STATED EXERCISE: The material below should be written out in full and exactly; pictures stay out of the copy.

COLLECTED DATA:
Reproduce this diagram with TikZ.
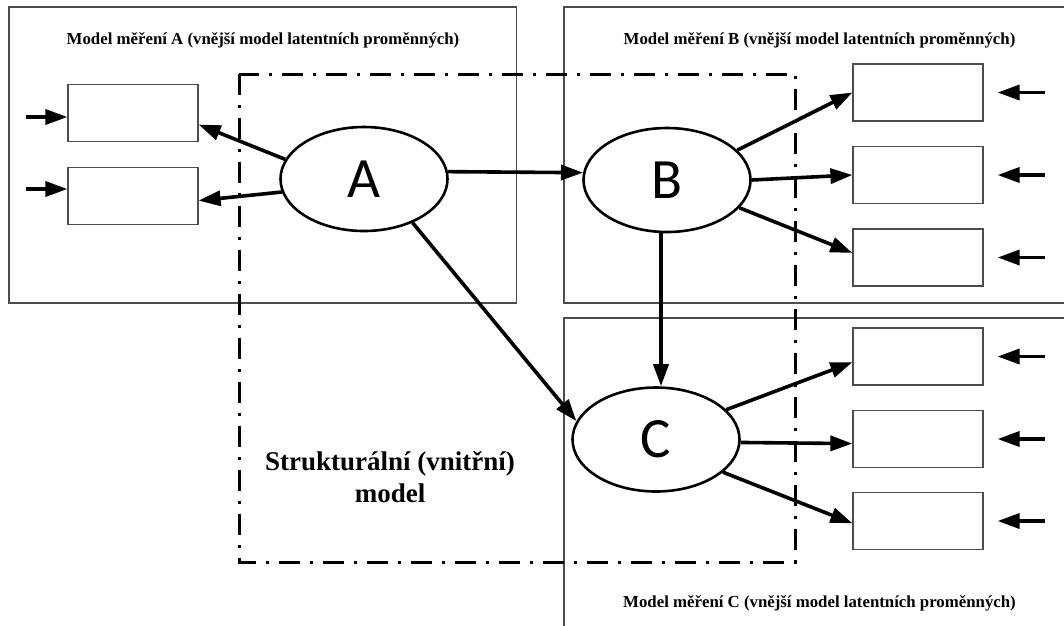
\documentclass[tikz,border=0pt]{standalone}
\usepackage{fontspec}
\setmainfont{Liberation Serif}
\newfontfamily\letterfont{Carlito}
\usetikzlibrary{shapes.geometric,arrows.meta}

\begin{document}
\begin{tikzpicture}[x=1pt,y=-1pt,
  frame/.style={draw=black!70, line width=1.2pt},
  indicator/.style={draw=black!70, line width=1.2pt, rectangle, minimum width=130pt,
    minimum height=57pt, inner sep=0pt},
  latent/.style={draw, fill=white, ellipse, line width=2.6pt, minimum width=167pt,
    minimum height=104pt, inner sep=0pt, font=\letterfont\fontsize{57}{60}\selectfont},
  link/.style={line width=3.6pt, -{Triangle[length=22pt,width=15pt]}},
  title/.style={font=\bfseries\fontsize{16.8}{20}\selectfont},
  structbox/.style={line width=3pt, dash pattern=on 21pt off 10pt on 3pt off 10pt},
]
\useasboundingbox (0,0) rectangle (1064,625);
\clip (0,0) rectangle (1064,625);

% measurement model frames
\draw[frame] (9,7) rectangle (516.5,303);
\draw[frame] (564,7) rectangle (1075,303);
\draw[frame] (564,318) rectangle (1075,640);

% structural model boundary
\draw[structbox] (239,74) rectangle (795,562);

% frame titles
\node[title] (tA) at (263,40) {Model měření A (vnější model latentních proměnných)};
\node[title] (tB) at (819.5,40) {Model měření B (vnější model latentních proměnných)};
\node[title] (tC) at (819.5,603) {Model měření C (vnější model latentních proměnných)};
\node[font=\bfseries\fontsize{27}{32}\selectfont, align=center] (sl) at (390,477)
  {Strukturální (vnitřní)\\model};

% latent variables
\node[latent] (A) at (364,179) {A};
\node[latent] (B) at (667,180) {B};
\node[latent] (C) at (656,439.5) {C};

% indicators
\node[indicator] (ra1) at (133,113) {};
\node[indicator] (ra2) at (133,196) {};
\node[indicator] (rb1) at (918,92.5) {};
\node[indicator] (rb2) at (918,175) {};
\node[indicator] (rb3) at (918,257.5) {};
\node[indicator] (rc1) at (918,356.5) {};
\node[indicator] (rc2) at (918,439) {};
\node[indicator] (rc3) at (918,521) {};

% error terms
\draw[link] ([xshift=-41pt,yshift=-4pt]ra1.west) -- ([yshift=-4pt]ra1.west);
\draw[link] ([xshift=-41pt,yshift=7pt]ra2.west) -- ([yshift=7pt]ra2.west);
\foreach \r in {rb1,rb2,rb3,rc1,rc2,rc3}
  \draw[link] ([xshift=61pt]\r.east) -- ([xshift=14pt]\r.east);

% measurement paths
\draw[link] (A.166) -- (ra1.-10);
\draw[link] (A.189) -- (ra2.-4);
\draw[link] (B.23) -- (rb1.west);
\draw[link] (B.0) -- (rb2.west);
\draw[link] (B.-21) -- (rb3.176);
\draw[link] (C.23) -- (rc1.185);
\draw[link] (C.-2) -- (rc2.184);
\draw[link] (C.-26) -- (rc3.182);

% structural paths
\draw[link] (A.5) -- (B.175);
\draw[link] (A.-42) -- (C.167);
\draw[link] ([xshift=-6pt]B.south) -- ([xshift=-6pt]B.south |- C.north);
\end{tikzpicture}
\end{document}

TASK ANSWER:
Reproduce this diagram with TikZ.
\documentclass[tikz,border=0pt]{standalone}
\usepackage{fontspec}
\setmainfont{Liberation Serif}
\newfontfamily\letterfont{Carlito}
\usetikzlibrary{shapes.geometric,arrows.meta}

\begin{document}
\begin{tikzpicture}[x=1pt,y=-1pt,
  frame/.style={draw=black!70, line width=1.2pt},
  indicator/.style={draw=black!70, line width=1.2pt, rectangle, minimum width=130pt,
    minimum height=57pt, inner sep=0pt},
  latent/.style={draw, fill=white, ellipse, line width=2.6pt, minimum width=167pt,
    minimum height=104pt, inner sep=0pt, font=\letterfont\fontsize{57}{60}\selectfont},
  link/.style={line width=3.6pt, -{Triangle[length=22pt,width=15pt]}},
  title/.style={font=\bfseries\fontsize{16.8}{20}\selectfont},
  structbox/.style={line width=3pt, dash pattern=on 21pt off 10pt on 3pt off 10pt},
]
\useasboundingbox (0,0) rectangle (1064,625);
\clip (0,0) rectangle (1064,625);

% measurement model frames
\draw[frame] (9,7) rectangle (516.5,303);
\draw[frame] (564,7) rectangle (1075,303);
\draw[frame] (564,318) rectangle (1075,640);

% structural model boundary
\draw[structbox] (239,74) rectangle (795,562);

% frame titles
\node[title] (tA) at (263,40) {Model měření A (vnější model latentních proměnných)};
\node[title] (tB) at (819.5,40) {Model měření B (vnější model latentních proměnných)};
\node[title] (tC) at (819.5,603) {Model měření C (vnější model latentních proměnných)};
\node[font=\bfseries\fontsize{27}{32}\selectfont, align=center] (sl) at (390,477)
  {Strukturální (vnitřní)\\model};

% latent variables
\node[latent] (A) at (364,179) {A};
\node[latent] (B) at (667,180) {B};
\node[latent] (C) at (656,439.5) {C};

% indicators
\node[indicator] (ra1) at (133,113) {};
\node[indicator] (ra2) at (133,196) {};
\node[indicator] (rb1) at (918,92.5) {};
\node[indicator] (rb2) at (918,175) {};
\node[indicator] (rb3) at (918,257.5) {};
\node[indicator] (rc1) at (918,356.5) {};
\node[indicator] (rc2) at (918,439) {};
\node[indicator] (rc3) at (918,521) {};

% error terms
\draw[link] ([xshift=-41pt,yshift=-4pt]ra1.west) -- ([yshift=-4pt]ra1.west);
\draw[link] ([xshift=-41pt,yshift=7pt]ra2.west) -- ([yshift=7pt]ra2.west);
\foreach \r in {rb1,rb2,rb3,rc1,rc2,rc3}
  \draw[link] ([xshift=61pt]\r.east) -- ([xshift=14pt]\r.east);

% measurement paths
\draw[link] (A.166) -- (ra1.-10);
\draw[link] (A.189) -- (ra2.-4);
\draw[link] (B.23) -- (rb1.west);
\draw[link] (B.0) -- (rb2.west);
\draw[link] (B.-21) -- (rb3.176);
\draw[link] (C.23) -- (rc1.185);
\draw[link] (C.-2) -- (rc2.184);
\draw[link] (C.-26) -- (rc3.182);

% structural paths
\draw[link] (A.5) -- (B.175);
\draw[link] (A.-42) -- (C.167);
\draw[link] ([xshift=-6pt]B.south) -- ([xshift=-6pt]B.south |- C.north);
\end{tikzpicture}
\end{document}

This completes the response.